Proactive versus reactive language control

Following the Adaptive Control Hypothesis (Green & Abutalebi, 2013), dual- and free-switching environments are expected to differ in terms of proactive and reactive control. Cued and voluntary picture-naming tasks, although they measure word production in isolation and not in sentence contexts or in dialogue with a communication partner, are most closely related to dual-language and free-switching environments, respectively. Our findings support the Adaptive Control Hypothesis in demonstrating proactive control differences. The dual-tasking data strongly suggest that using two languages in dual-language environments requires more attentional resources than freely using two languages, which benefits from a combination of fewer attentional demands (e.g., lower demands regarding cue processing and goal maintenance) and more opportunistic language use. These voluntary benefits during dual-tasking furthermore suggest that bilinguals do not deliberately reflect upon which language they use for each item (or at least that they do not spend any attentional resources on this relative to cued naming), although this might occur when bilinguals are asked to explicitly indicate what their language choice is (Reverberi et al., 2018).

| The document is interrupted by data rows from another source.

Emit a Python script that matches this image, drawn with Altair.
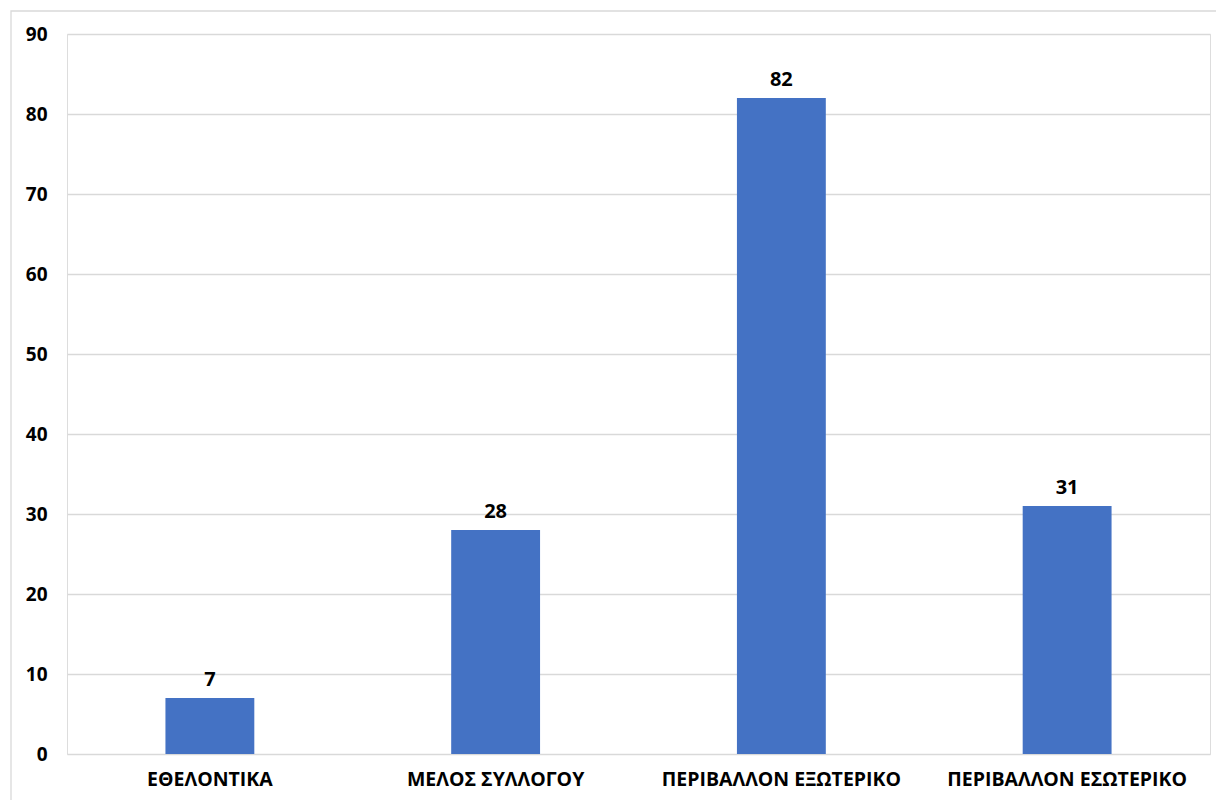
import altair as alt
import pandas as pd

categories = ["ΕΘΕΛΟΝΤΙΚΑ", "ΜΕΛΟΣ ΣΥΛΛΟΓΟΥ", "ΠΕΡΙΒΑΛΛΟΝ ΕΞΩΤΕΡΙΚΟ", "ΠΕΡΙΒΑΛΛΟΝ ΕΣΩΤΕΡΙΚΟ"]
values = [7, 28, 82, 31]

df = pd.DataFrame({"cat": categories, "val": values})

FONT = "Open Sans"

x = alt.X("cat:N", sort=categories, title=None,
          scale=alt.Scale(paddingInner=0.689, paddingOuter=0.3445),
          axis=alt.Axis(labelAngle=0, ticks=False, domain=False, labelPadding=16,
                        labelFont=FONT, labelFontSize=19.5, labelFontWeight="bold",
                        labelColor="#000000", grid=False, labelLimit=0))
y = alt.Y("val:Q", title=None,
          scale=alt.Scale(domain=[0, 90], nice=False),
          axis=alt.Axis(values=list(range(0, 91, 10)), ticks=False, domain=False,
                        labelPadding=20, labelFont=FONT, labelFontSize=19,
                        labelFontWeight="bold", labelColor="#000000",
                        gridColor="#d9d9d9", gridWidth=1.3))

border = alt.Chart(pd.DataFrame({"a": [0]})).mark_rect(
    fillOpacity=0, stroke="#d9d9d9", strokeWidth=1.3
).encode(x=alt.value(-56), x2=alt.value(1180), y=alt.value(-23), y2=alt.value(800))

bars = alt.Chart(df).mark_bar(color="#4472C4").encode(x=x, y=y)

labels = alt.Chart(df).mark_text(
    baseline="alphabetic", dy=-12, font=FONT, fontSize=20, fontWeight="bold", color="#000000"
).encode(x=alt.X("cat:N", sort=categories), y="val:Q", text="val:Q")

chart = alt.layer(border, bars, labels).properties(
    width=1143, height=720,
    padding={"left": 67, "top": 34, "right": 6, "bottom": 46},
    autosize=alt.AutoSizeParams(type="none"),
).configure_view(stroke=None).configure(background="white")

chart.save("out.html", embed_options={"renderer": "svg", "actions": False})
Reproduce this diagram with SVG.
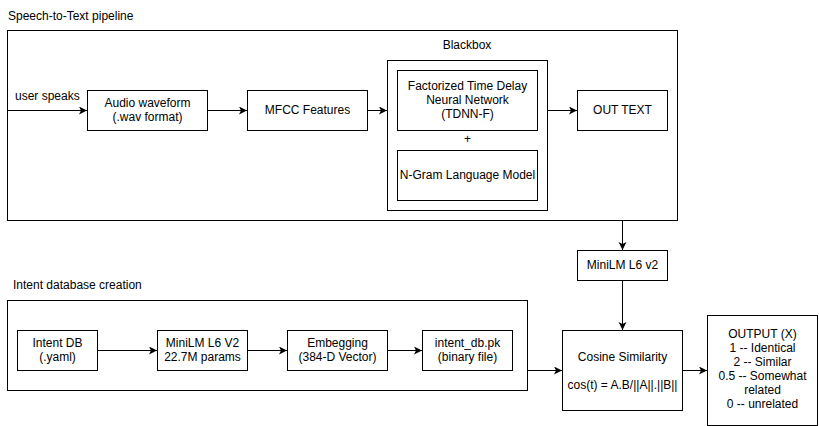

In contrast, our study does suggest attentional resources are recruited during voluntary language switching. This suggests that some form of reactive control demands might remain present even during more cooperative control (Green & Wei, 2014). While the current study showed that dual-tasking performance was similar during cued and voluntary switching, this similarity in behavioural performance does not have to reflect (similar) underlying control mechanisms related to reactive control. It might reflect active control mechanisms used to manage interference at the actual moment of switching from the “other language” but might also reflect competition between languages, which could be higher when the other language has just been used. However, our data suggest that the switching cost as such cannot be explained by the extent to which participants’ language use is consistent and potentially driven by lexical access. It therefore leaves open the possibility that all bilinguals use some degree of control at the actual moment of language switching.

Conclusion

In daily life, bilinguals might switch languages for a wealth of reasons. However, most psycholinguistic research has focussed on assessing language switching in response to cues. This overlooks a very common type of language switching in which language choice is more volitional (e.g., when conversing with other bilinguals who speak the same languages). Here we show that different types of language use (specifically, cued versus free naming) pose different attentional control demands. Rather than focusing solely on differences in naming times, we assessed potential differences in terms of attentional resources used during a dual-tasking paradigm. The moment of language switching was associated with a switching cost, regardless of whether that switch was made voluntarily or in response to a cue. This suggests that reactive control is not suspended entirely during voluntary language switching. However, overall, voluntary language use required fewer attentional resources than cued language use, and this was reflected in both behavioural and subjective markers of cognitive effort. This suggests that while there might still be a cost associated with the actual moment of switching, freely choosing how to use both languages reduces effort compared to adjusting language use to environmental cues.